* What you need to do:
Copy all of the material word for word, except for the pictures.

* Data extract:
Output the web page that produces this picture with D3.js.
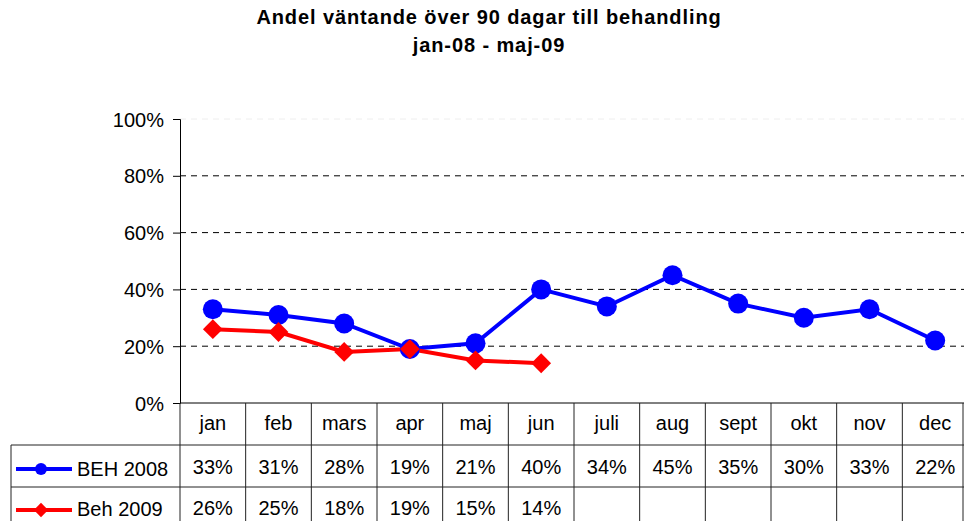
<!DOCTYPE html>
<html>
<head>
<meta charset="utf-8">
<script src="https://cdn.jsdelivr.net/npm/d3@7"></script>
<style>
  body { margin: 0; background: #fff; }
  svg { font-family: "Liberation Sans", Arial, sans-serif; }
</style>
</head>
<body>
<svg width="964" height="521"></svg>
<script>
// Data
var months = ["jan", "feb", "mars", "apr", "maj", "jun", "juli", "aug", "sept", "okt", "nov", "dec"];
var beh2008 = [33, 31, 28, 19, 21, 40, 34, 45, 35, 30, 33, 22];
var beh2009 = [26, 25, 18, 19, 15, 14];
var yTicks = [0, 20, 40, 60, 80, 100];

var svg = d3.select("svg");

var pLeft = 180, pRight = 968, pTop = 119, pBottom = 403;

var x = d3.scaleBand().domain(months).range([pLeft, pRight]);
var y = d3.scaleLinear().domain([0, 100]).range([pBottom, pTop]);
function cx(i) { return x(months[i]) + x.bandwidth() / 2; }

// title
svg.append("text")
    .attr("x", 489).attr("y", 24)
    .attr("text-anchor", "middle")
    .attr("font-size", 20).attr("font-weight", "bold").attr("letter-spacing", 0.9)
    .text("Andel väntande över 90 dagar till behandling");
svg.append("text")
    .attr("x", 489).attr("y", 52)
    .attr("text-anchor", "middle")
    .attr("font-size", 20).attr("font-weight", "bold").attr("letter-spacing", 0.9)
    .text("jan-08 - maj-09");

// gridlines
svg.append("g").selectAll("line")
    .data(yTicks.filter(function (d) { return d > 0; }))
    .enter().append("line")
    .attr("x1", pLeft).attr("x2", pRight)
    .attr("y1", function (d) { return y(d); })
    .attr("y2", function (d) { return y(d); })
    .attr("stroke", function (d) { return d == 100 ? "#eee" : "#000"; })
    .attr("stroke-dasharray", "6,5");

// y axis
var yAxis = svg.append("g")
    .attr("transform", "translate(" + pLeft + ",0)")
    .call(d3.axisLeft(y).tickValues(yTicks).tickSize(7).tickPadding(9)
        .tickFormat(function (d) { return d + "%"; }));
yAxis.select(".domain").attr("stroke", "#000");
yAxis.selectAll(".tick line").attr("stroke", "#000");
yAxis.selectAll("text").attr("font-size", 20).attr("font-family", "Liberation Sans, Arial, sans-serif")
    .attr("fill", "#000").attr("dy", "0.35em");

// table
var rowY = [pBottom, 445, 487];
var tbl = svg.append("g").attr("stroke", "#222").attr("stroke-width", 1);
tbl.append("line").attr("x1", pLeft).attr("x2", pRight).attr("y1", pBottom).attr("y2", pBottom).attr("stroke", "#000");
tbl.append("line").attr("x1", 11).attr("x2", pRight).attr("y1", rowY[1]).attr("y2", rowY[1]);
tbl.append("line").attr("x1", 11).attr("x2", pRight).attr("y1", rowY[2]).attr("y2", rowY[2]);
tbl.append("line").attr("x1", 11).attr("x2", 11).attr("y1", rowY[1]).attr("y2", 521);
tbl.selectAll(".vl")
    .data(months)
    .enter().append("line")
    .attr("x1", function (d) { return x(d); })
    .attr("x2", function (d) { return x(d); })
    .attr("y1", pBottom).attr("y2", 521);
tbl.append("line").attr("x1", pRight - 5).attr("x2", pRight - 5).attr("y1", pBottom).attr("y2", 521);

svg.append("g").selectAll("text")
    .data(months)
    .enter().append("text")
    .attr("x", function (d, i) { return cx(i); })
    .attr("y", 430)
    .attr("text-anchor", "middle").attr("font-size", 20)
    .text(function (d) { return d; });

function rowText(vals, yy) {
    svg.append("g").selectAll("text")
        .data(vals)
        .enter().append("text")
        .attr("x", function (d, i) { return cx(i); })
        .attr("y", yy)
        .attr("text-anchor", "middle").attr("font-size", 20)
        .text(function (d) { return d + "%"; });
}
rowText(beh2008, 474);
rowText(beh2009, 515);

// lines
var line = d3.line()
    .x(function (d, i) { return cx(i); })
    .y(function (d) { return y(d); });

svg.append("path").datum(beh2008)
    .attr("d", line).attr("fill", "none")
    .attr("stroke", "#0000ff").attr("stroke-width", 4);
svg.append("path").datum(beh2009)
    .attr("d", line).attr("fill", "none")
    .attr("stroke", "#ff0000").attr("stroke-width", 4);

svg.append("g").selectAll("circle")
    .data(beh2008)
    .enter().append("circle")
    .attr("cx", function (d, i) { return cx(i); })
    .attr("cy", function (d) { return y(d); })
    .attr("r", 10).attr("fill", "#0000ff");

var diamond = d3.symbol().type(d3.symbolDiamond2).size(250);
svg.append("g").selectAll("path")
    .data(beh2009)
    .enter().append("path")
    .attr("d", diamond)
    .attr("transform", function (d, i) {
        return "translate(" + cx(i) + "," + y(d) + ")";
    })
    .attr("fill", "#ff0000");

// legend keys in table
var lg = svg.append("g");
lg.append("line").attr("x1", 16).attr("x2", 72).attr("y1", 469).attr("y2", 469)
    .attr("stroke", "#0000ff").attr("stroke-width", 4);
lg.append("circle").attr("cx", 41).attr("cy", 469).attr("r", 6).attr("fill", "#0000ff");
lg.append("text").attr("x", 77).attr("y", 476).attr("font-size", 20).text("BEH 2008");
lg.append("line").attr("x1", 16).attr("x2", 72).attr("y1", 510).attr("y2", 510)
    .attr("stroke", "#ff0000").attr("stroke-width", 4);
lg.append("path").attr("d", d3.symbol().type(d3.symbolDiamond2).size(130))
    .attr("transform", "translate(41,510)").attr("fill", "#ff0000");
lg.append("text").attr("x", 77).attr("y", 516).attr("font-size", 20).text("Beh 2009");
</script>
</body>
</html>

* Output for this exercise:
Output the web page that produces this picture with D3.js.
<!DOCTYPE html>
<html>
<head>
<meta charset="utf-8">
<script src="https://cdn.jsdelivr.net/npm/d3@7"></script>
<style>
  body { margin: 0; background: #fff; }
  svg { font-family: "Liberation Sans", Arial, sans-serif; }
</style>
</head>
<body>
<svg width="964" height="521"></svg>
<script>
// Data
var months = ["jan", "feb", "mars", "apr", "maj", "jun", "juli", "aug", "sept", "okt", "nov", "dec"];
var beh2008 = [33, 31, 28, 19, 21, 40, 34, 45, 35, 30, 33, 22];
var beh2009 = [26, 25, 18, 19, 15, 14];
var yTicks = [0, 20, 40, 60, 80, 100];

var svg = d3.select("svg");

var pLeft = 180, pRight = 968, pTop = 119, pBottom = 403;

var x = d3.scaleBand().domain(months).range([pLeft, pRight]);
var y = d3.scaleLinear().domain([0, 100]).range([pBottom, pTop]);
function cx(i) { return x(months[i]) + x.bandwidth() / 2; }

// title
svg.append("text")
    .attr("x", 489).attr("y", 24)
    .attr("text-anchor", "middle")
    .attr("font-size", 20).attr("font-weight", "bold").attr("letter-spacing", 0.9)
    .text("Andel väntande över 90 dagar till behandling");
svg.append("text")
    .attr("x", 489).attr("y", 52)
    .attr("text-anchor", "middle")
    .attr("font-size", 20).attr("font-weight", "bold").attr("letter-spacing", 0.9)
    .text("jan-08 - maj-09");

// gridlines
svg.append("g").selectAll("line")
    .data(yTicks.filter(function (d) { return d > 0; }))
    .enter().append("line")
    .attr("x1", pLeft).attr("x2", pRight)
    .attr("y1", function (d) { return y(d); })
    .attr("y2", function (d) { return y(d); })
    .attr("stroke", function (d) { return d == 100 ? "#eee" : "#000"; })
    .attr("stroke-dasharray", "6,5");

// y axis
var yAxis = svg.append("g")
    .attr("transform", "translate(" + pLeft + ",0)")
    .call(d3.axisLeft(y).tickValues(yTicks).tickSize(7).tickPadding(9)
        .tickFormat(function (d) { return d + "%"; }));
yAxis.select(".domain").attr("stroke", "#000");
yAxis.selectAll(".tick line").attr("stroke", "#000");
yAxis.selectAll("text").attr("font-size", 20).attr("font-family", "Liberation Sans, Arial, sans-serif")
    .attr("fill", "#000").attr("dy", "0.35em");

// table
var rowY = [pBottom, 445, 487];
var tbl = svg.append("g").attr("stroke", "#222").attr("stroke-width", 1);
tbl.append("line").attr("x1", pLeft).attr("x2", pRight).attr("y1", pBottom).attr("y2", pBottom).attr("stroke", "#000");
tbl.append("line").attr("x1", 11).attr("x2", pRight).attr("y1", rowY[1]).attr("y2", rowY[1]);
tbl.append("line").attr("x1", 11).attr("x2", pRight).attr("y1", rowY[2]).attr("y2", rowY[2]);
tbl.append("line").attr("x1", 11).attr("x2", 11).attr("y1", rowY[1]).attr("y2", 521);
tbl.selectAll(".vl")
    .data(months)
    .enter().append("line")
    .attr("x1", function (d) { return x(d); })
    .attr("x2", function (d) { return x(d); })
    .attr("y1", pBottom).attr("y2", 521);
tbl.append("line").attr("x1", pRight - 5).attr("x2", pRight - 5).attr("y1", pBottom).attr("y2", 521);

svg.append("g").selectAll("text")
    .data(months)
    .enter().append("text")
    .attr("x", function (d, i) { return cx(i); })
    .attr("y", 430)
    .attr("text-anchor", "middle").attr("font-size", 20)
    .text(function (d) { return d; });

function rowText(vals, yy) {
    svg.append("g").selectAll("text")
        .data(vals)
        .enter().append("text")
        .attr("x", function (d, i) { return cx(i); })
        .attr("y", yy)
        .attr("text-anchor", "middle").attr("font-size", 20)
        .text(function (d) { return d + "%"; });
}
rowText(beh2008, 474);
rowText(beh2009, 515);

// lines
var line = d3.line()
    .x(function (d, i) { return cx(i); })
    .y(function (d) { return y(d); });

svg.append("path").datum(beh2008)
    .attr("d", line).attr("fill", "none")
    .attr("stroke", "#0000ff").attr("stroke-width", 4);
svg.append("path").datum(beh2009)
    .attr("d", line).attr("fill", "none")
    .attr("stroke", "#ff0000").attr("stroke-width", 4);

svg.append("g").selectAll("circle")
    .data(beh2008)
    .enter().append("circle")
    .attr("cx", function (d, i) { return cx(i); })
    .attr("cy", function (d) { return y(d); })
    .attr("r", 10).attr("fill", "#0000ff");

var diamond = d3.symbol().type(d3.symbolDiamond2).size(250);
svg.append("g").selectAll("path")
    .data(beh2009)
    .enter().append("path")
    .attr("d", diamond)
    .attr("transform", function (d, i) {
        return "translate(" + cx(i) + "," + y(d) + ")";
    })
    .attr("fill", "#ff0000");

// legend keys in table
var lg = svg.append("g");
lg.append("line").attr("x1", 16).attr("x2", 72).attr("y1", 469).attr("y2", 469)
    .attr("stroke", "#0000ff").attr("stroke-width", 4);
lg.append("circle").attr("cx", 41).attr("cy", 469).attr("r", 6).attr("fill", "#0000ff");
lg.append("text").attr("x", 77).attr("y", 476).attr("font-size", 20).text("BEH 2008");
lg.append("line").attr("x1", 16).attr("x2", 72).attr("y1", 510).attr("y2", 510)
    .attr("stroke", "#ff0000").attr("stroke-width", 4);
lg.append("path").attr("d", d3.symbol().type(d3.symbolDiamond2).size(130))
    .attr("transform", "translate(41,510)").attr("fill", "#ff0000");
lg.append("text").attr("x", 77).attr("y", 516).attr("font-size", 20).text("Beh 2009");
</script>
</body>
</html>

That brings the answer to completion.